Simple exercise on Galois theory

Question

Find the splitting field of $x^6-2x^4-8x^2+16$ over $\mathbb {F}_3$ and list the intermediate fields between the base camp and the splitting field.

Answer 1

Hint: Over $\mathbb{F}_3$ we have $$ x^6-2x^4-8x^2+16=(x^2 + 2x + 2)(x^2 + x + 2)(x^2 + 1). $$

Answer 2

$x^6-2x^4-8x^2+16 = x^6+x^4+x^2+1$ in $\mathbb {F}_3[x]$.

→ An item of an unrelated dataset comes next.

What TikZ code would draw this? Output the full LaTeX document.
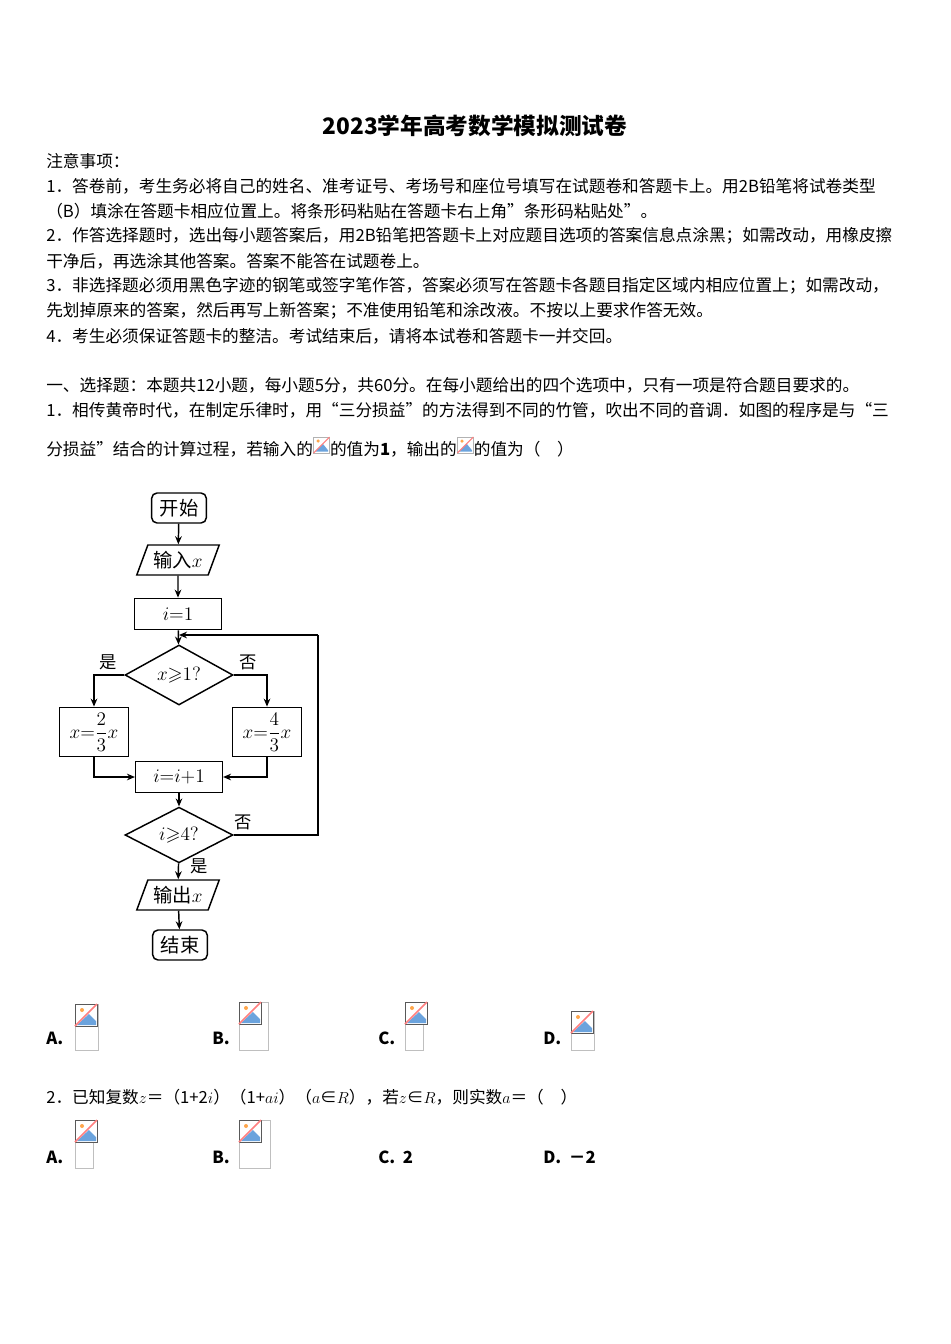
\documentclass[tikz,border=0pt]{standalone}
\usepackage{amsmath,amssymb}
\usepackage{fontspec}
\setmainfont{Noto Sans CJK SC}
\usetikzlibrary{shapes.geometric,arrows.meta}
\newcommand\phicon{\tikz[baseline=-2pt,x=1pt,y=1pt]{\draw[gray!60] (0,0) rectangle (12,12);\fill[orange!70] (3.5,9) circle (1.3);\fill[cyan!60!blue!60] (1,1)--(7,7)--(11,2)--(11,1)--cycle;\draw[red!50,line width=0.8pt](0,0)--(12,12);}}
\newcommand\phbox[4]{%
  \draw[gray!50] (#1,#2) rectangle (#3,#4);
  \begin{scope}[shift={(#1,#2)}]
    \fill[white] (0,0) rectangle (22,22);
    \draw[gray!70!black] (0,0) rectangle (22,22);
    \fill[orange!70] (7,6) circle (2);
    \fill[cyan!60!blue!60] (2,21)--(14,10)--(21,17)--(21,21)--cycle;
    \draw[red!50,line width=1.2pt] (0,22)--(22,0);
  \end{scope}}
\tikzset{
  txt/.style={anchor=west,inner sep=0pt,font=\fontsize{12.5}{14}\selectfont},
  btxt/.style={txt,font=\fontsize{12.5}{14}\selectfont\bfseries},
  fc/.style={draw,line width=1.1pt,font=\fontsize{14.5}{16}\selectfont,inner sep=1pt},
  term/.style={fc,rounded corners=4pt,minimum width=41pt,minimum height=22.5pt},
  proc/.style={fc,minimum width=65pt,minimum height=23.5pt},
  io/.style={fc,trapezium,trapezium left angle=65,trapezium right angle=115,trapezium stretches=true,minimum width=62pt,minimum height=22.5pt},
  dec/.style={fc,diamond,minimum width=81pt,minimum height=34pt,inner sep=0pt},
  arr/.style={line width=1.1pt,-{Stealth[length=6pt,width=5pt]}},
  ln/.style={line width=1.1pt},
  lab/.style={font=\fontsize{13}{14}\selectfont,inner sep=0pt}
}
\begin{document}
\begin{tikzpicture}[x=0.75pt,y=-0.75pt]
\useasboundingbox[fill=white] (0,0) rectangle (950,1344);
\node[font=\fontsize{17}{20}\selectfont\bfseries] (title) at (475,126) {2023学年高考数学模拟测试卷};
\node[txt] (l0) at (46,161) {注意事项：};
\node[txt] (l1) at (46,186) {1．答卷前，考生务必将自己的姓名、准考证号、考场号和座位号填写在试题卷和答题卡上。用2B铅笔将试卷类型};
\node[txt] (l2) at (46,211) {（B）填涂在答题卡相应位置上。将条形码粘贴在答题卡右上角"条形码粘贴处"。};
\node[txt] (l3) at (46,236) {2．作答选择题时，选出每小题答案后，用2B铅笔把答题卡上对应题目选项的答案信息点涂黑；如需改动，用橡皮擦};
\node[txt] (l4) at (46,261) {干净后，再选涂其他答案。答案不能答在试题卷上。};
\node[txt] (l5) at (46,286) {3．非选择题必须用黑色字迹的钢笔或签字笔作答，答案必须写在答题卡各题目指定区域内相应位置上；如需改动，};
\node[txt] (l6) at (46,311) {先划掉原来的答案，然后再写上新答案；不准使用铅笔和涂改液。不按以上要求作答无效。};
\node[txt] (l7) at (46,336) {4．考生必须保证答题卡的整洁。考试结束后，请将本试卷和答题卡一并交回。};
\node[txt] (l8) at (46,385) {一、选择题：本题共12小题，每小题5分，共60分。在每小题给出的四个选项中，只有一项是符合题目要求的。};
\node[txt] (l9) at (46,410) {1．相传黄帝时代，在制定乐律时，用“三分损益”的方法得到不同的竹管，吹出不同的音调．如图的程序是与“三};
\node[txt] (l10) at (46,447) {分损益”结合的计算过程，若输入的\phicon 的值为\textbf{1}，输出的\phicon 的值为（\quad ）};

% flowchart
\node[term] (start) at (179,508) {开始};
\node[io] (in) at (178,560) {输入$x$};
\node[proc] (i1) at (178,614) {$i{=}1$};
\node[dec] (d1) at (179,675) {$x{\geqslant}1?$};
\node[proc,minimum width=52pt,minimum height=37pt] (L) at (94,732) {$x{=}\dfrac{2}{3}x$};
\node[proc,minimum width=52pt,minimum height=37pt] (R) at (267,732) {$x{=}\dfrac{4}{3}x$};
\node[proc] (inc) at (179,777) {$i{=}i{+}1$};
\node[dec] (d2) at (179,835) {$i{\geqslant}4?$};
\node[io] (out) at (178,895) {输出$x$};
\node[term] (end) at (180,945) {结束};
\coordinate (top) at (179,635);
\coordinate (rt) at (318,835);
\coordinate (rtop) at (318,635);
\draw[arr] (start) -- (in);
\draw[arr] (in) -- (i1);
\draw[arr] (i1) -- (d1);
\draw[arr] (d1.west) -| (L.north);
\draw[arr] (d1.east) -| (R.north);
\draw[arr] (L.south) |- (inc.west);
\draw[arr] (R.south) |- (inc.east);
\draw[arr] (inc) -- (d2);
\draw[ln] (d2.east) -- (rt) -- (rtop);
\draw[arr] (rtop) -- (top);
\draw[arr] (d2) -- (out);
\draw[arr] (out) -- (end);
\node[lab] (y1) at (108,662) {是};
\node[lab] (n1) at (248,662) {否};
\node[lab] (n2) at (243,822) {否};
\node[lab] (y2) at (199,866) {是};

% options Q1
\node[btxt] (qa) at (46,1038) {A.};
\node[btxt] (qb) at (212,1038) {B.};
\node[btxt] (qc) at (378,1038) {C.};
\node[btxt] (qd) at (543,1038) {D.};
\phbox{75}{1004}{98}{1050}
\phbox{239}{1002}{268}{1050}
\phbox{405}{1002}{423}{1050}
\phbox{571}{1011}{594}{1050}
\node[txt] (q2) at (46,1097) {2．已知复数$z$＝（1+2$i$）（1+$ai$）（$a$∈$R$），若$z$∈$R$，则实数$a$＝（\quad ）};
\node[btxt] (ra) at (46,1157) {A.};
\node[btxt] (rb) at (212,1157) {B.};
\node[btxt] (rc) at (378,1157) {C.\ \ 2};
\node[btxt] (rd) at (543,1157) {D.\ \ －2};
\phbox{75}{1120}{93}{1168}
\phbox{239}{1120}{270}{1168}
\end{tikzpicture}
\end{document}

$x^6+x^4+x^2+1 = \dfrac{x^8-1}{x^2-1} = (x^2 + 1) (x^4 + 1)$

Therefore, the splitting field of $x^6-2x^4-8x^2+16$ is the same as the splitting field of $x^4 + 1=(x^2 + x + 2) (x^2 + 2 x + 2)$, which is $\mathbb {F}_9$.

Answer 3

My factorization was incorrect, I have understood my error. Now to calculate the Galois group of the extension (which is actually a Galois extension, as $\mathbb {F}_9$ is the splitting field of a separable polynomial, having first derivative different from zero, with coefficients in $\mathbb {F}_3$) I just note that the degree of the extension is $[\mathbb {F}_9:\mathbb {F}_3]=2$, so the group has 2 elements and it is isomorphic to $\mathbb {Z}_2$. Is it right?